Borrowing by small and medium sized non-financial businesses (PNFCs and public corporations) in March was similar to recent months, as they drew down an extra £0.7 billion in loans. As a result, the annual growth rate reached a new series high at 26.0% (Chart 4). Interest rates on new loans to SMEs fell to 2.28% in March. This remained well below the rate of 3.37% in January 2020.
Large non-financial businesses made net repayments in March (£1.4 billion). This continues the trend of net repayments seen during much of 2020, but by a significantly smaller amount. The annual growth rate of borrowing by all large businesses dropped sharply in March, to -10.2% from -1% in February. In addition to continued net repayments in March 2021, the growth rate has fallen because strong net borrowing in March 2020 is no longer boosting the growth rate.

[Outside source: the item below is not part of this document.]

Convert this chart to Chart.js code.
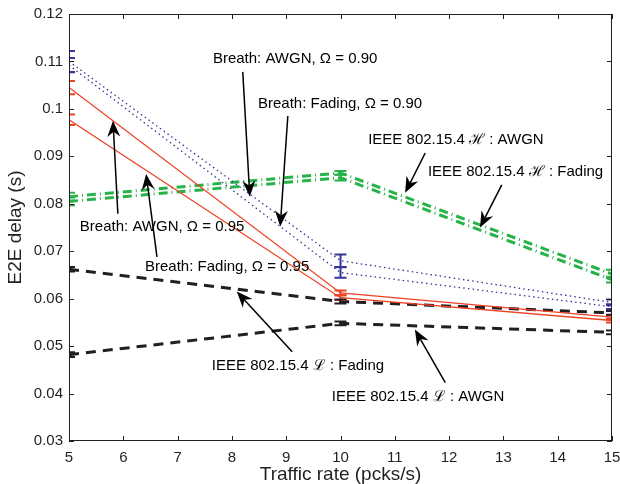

Chart 4: Annual growth of lending to SMEs and large businesses
Businesses’ deposits with banks:
UK businesses’ deposits in all currencies increased by £13.4 billion in March, in line with averages seen during 2020 (Chart 5). This increase is in contrast to net outflows seen in January and February, at -£8.9 billion and -£3.7 billion, respectively. The effective rates on new time deposits and stock sight deposits for PNFCs remained unchanged at very low levels in March, at 0.06% and 0.05%, respectively.
Chart 5: Businesses’ deposits
Non-seasonally adjusted net flow
Aggregate money (M4ex) and lending (M4Lex) (M&C Table J)
Sterling money (known as M4ex) increased by £12.7 billion in March, down from £16.3 billion in February. Households’ holdings of money remained strong with net flows of £16.2 billion, and PNFCs’ holdings (on a seasonally adjusted basis) increased by £1.4 billion, up from £1.1 billion in February.
Sterling net lending to private sector companies and households, or M4Lex, rose to £2.7 billion in March, recovering from a weak February that saw flows of -£7.0 billion.